The shooting happened near the village of Thabi, about 3 kilometers (2 miles) north of Miran Shah, the main town of North Waziristan tribal area that borders Afghanistan, the official said on condition of anonymity because he was unauthorized to speak to the media.
The two victims worked for a private contractor supplying water to troops based in the area, the official said.
The assailants fired from a car at the truck, said an intelligence official based in the area who also spoke on condition of anonymity due to the sensitive nature of his work.
It was unclear who carried out the attack, but the volatile region has witnessed a spike in violence since early March as local tribesmen and fighters loyal to the toppled Taliban government have battled thousands of soldiers trying to stamp out militants operating in the region.

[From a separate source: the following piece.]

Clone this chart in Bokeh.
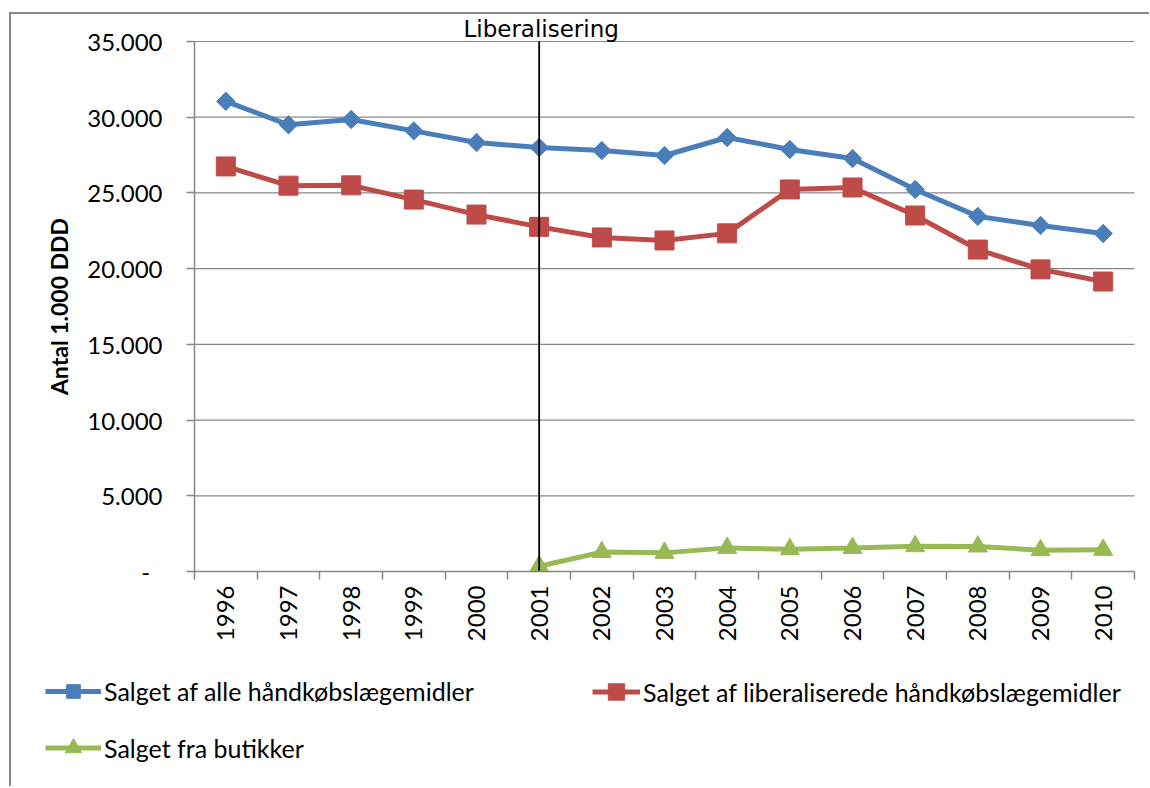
import math
from bokeh.plotting import figure
from bokeh.models import FixedTicker, Legend, LegendItem, Range1d, Label
from bokeh.embed import file_html
from bokeh.resources import INLINE

# ---- data ----
years = ["1996", "1997", "1998", "1999", "2000", "2001", "2002", "2003",
         "2004", "2005", "2006", "2007", "2008", "2009", "2010"]
all_otc = [31050, 29500, 29850, 29100, 28330, 28000, 27800, 27470,
           28660, 27870, 27270, 25230, 23450, 22850, 22320]
liberalised_otc = [26750, 25480, 25500, 24560, 23570, 22760, 22060, 21860,
                   22330, 25230, 25360, 23510, 21260, 19950, 19150]
shop_years = ["2001", "2002", "2003", "2004", "2005", "2006", "2007",
              "2008", "2009", "2010"]
shop_sales = [350, 1280, 1230, 1560, 1470, 1550, 1670, 1650, 1410, 1430]
y_ticks = [0, 5000, 10000, 15000, 20000, 25000, 30000, 35000]
event_year = "2001"
event_label = "Liberalisering"
series_names = ["Salget af alle håndkøbslægemidler",
                "Salget af liberaliserede håndkøbslægemidler",
                "Salget fra butikker"]
y_title = "Antal 1.000 DDD"

BLUE = "#4a7ebb"
RED = "#be4b48"
GREEN = "#98b954"
GRID = "#878787"
FONT = "Lato"

xi = {y: i for i, y in enumerate(years)}
n = len(years)

# ---- geometry (pixels inside the figure) ----
CW, CH = 1138, 772            # whole canvas = frame
PX0, PY0, PW, PH = 183, 27, 940, 530   # plotting area inside it
x_lo, x_hi = -0.5, n - 0.5
y_lo, y_hi = y_ticks[0], y_ticks[-1]
ux = (x_hi - x_lo) / PW
uy = (y_hi - y_lo) / PH
x_range = Range1d(x_lo - PX0 * ux, x_hi + (CW - PX0 - PW) * ux)
y_range = Range1d(y_lo - (CH - PY0 - PH) * uy, y_hi + PY0 * uy)

p = figure(frame_width=CW, frame_height=CH, min_border=0,
           min_border_left=0, min_border_right=0, min_border_top=0,
           min_border_bottom=0, x_range=x_range, y_range=y_range,
           output_backend="svg", toolbar_location=None)
p.title.visible = False
p.margin = (12, 0, 0, 9)
p.styles = {"border-left": "2px solid #8a8a8a", "border-top": "2px solid #8a8a8a"}
p.outline_line_color = None
p.background_fill_color = "white"
p.border_fill_color = "white"
p.grid.visible = False

# horizontal gridlines across the plotting area
grid_vals = y_ticks[1:]
p.segment(x0=[x_lo] * len(grid_vals), y0=grid_vals,
          x1=[x_hi] * len(grid_vals), y1=grid_vals,
          line_color=GRID, line_width=1.2)

# axes pinned to the plotting area
xa, ya = p.xaxis[0], p.yaxis[0]
xa.fixed_location = y_lo
xa.bounds = (x_lo, x_hi)
xa.ticker = FixedTicker(ticks=list(range(n)),
                        minor_ticks=[i - 0.5 for i in range(n + 1)])
xa.major_label_overrides = {i: y for i, y in enumerate(years)}
xa.major_label_orientation = math.pi / 2
xa.major_tick_out = 0
xa.major_tick_in = 0
xa.minor_tick_out = 8
xa.minor_tick_in = 0
xa.minor_tick_line_color = GRID
xa.minor_tick_line_width = 1.5
xa.major_label_standoff = 6

ya.fixed_location = x_lo
ya.bounds = (y_lo, y_hi)
ya.ticker = FixedTicker(ticks=y_ticks)
ya.major_label_overrides = {
    t: ("-\u00a0\u00a0" if t == 0 else f"{t:,}".replace(",", "."))
    for t in y_ticks}
ya.major_tick_out = 8
ya.major_tick_in = 0
ya.minor_tick_line_color = None
ya.major_tick_line_color = GRID
ya.major_tick_line_width = 1.5
ya.major_label_standoff = 24
ya.axis_label = y_title
ya.axis_label_text_font = FONT
ya.axis_label_text_font_style = "bold"
ya.axis_label_text_font_size = "23px"
ya.axis_label_text_color = "black"
ya.axis_label_standoff = 11

for ax in (xa, ya):
    ax.axis_line_color = GRID
    ax.axis_line_width = 1.5
    ax.major_label_text_font = FONT
    ax.major_label_text_font_size = "24px"
    ax.major_label_text_color = "black"

# series
x_all = [xi[y] for y in years]
x_shop = [xi[y] for y in shop_years]

STYLES = [
    dict(color=BLUE, marker="square", size=13, angle=math.pi / 4),
    dict(color=RED, marker="square", size=19, angle=0),
    dict(color=GREEN, marker="triangle", size=19, angle=0),
]
SERIES = [(x_all, all_otc), (x_all, liberalised_otc), (x_shop, shop_sales)]

renderers = []
for (xs, ys), st in zip(SERIES, STYLES):
    lr = p.line(xs, ys, line_color=st["color"], line_width=5)
    sr = p.scatter(xs, ys, marker=st["marker"], size=st["size"], angle=st["angle"],
                   fill_color=st["color"], line_color=st["color"])
    renderers.append([lr, sr])

# event line + label
p.segment(x0=[xi[event_year]], y0=[y_lo], x1=[xi[event_year]], y1=[y_hi],
          line_color="black", line_width=1.8)
p.add_layout(Label(x=xi[event_year], y=y_hi, x_offset=2, text=event_label,
                   text_align="center", text_baseline="bottom",
                   text_font="DejaVu Sans", text_font_size="23px",
                   text_color="black"))

# legend entries beneath the axis (one legend box per entry for exact placement)
# (screen offset from frame bottom-left, glyph box width, glyph box height)
LEG_POS = [(34, 78, 56, 34), (581, 74, 48, 41), (34, 18, 56, 41)]
for name, rs, (vx, vy, gw, gh) in zip(series_names, renderers, LEG_POS):
    lg = Legend(items=[LegendItem(label=name, renderers=rs)], location=(vx, vy))
    lg.padding = 0
    lg.margin = 0
    lg.spacing = 0
    lg.glyph_width = gw
    lg.glyph_height = gh
    lg.label_height = gh
    lg.label_standoff = 3
    lg.label_text_font = FONT
    lg.label_text_font_size = "25px"
    lg.label_text_color = "black"
    lg.border_line_color = None
    lg.background_fill_alpha = 0
    p.add_layout(lg, "center")

open("out.html", "w").write(file_html(p, INLINE))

In a separate attack Sunday night by suspected militants, two rockets were fired at a military base in Miran Shah but no one was hurt and the rockets landed in a field, the intelligence official said.
Troops fired artillery intermittently for about two hours toward nearby hills after the rocket attack but it was not known whether the attackers suffered any casualties, he said.
Meanwhile, about 8,000 tribesmen and clerics rallied in Miran Ali, a town east of Miran Shah, demanding authorities end military operations and remove roadblocks in North Waziristan.
"Innocent people are being arrested in the operations and the roadblocks have created problems for the people," said tribal elder Malik Khan Umar Jan at the "jirga" or a traditional tribal meeting.
"The troops don't respect local traditions and conduct operations without first letting tribal elders know," Umar said, reports the AP.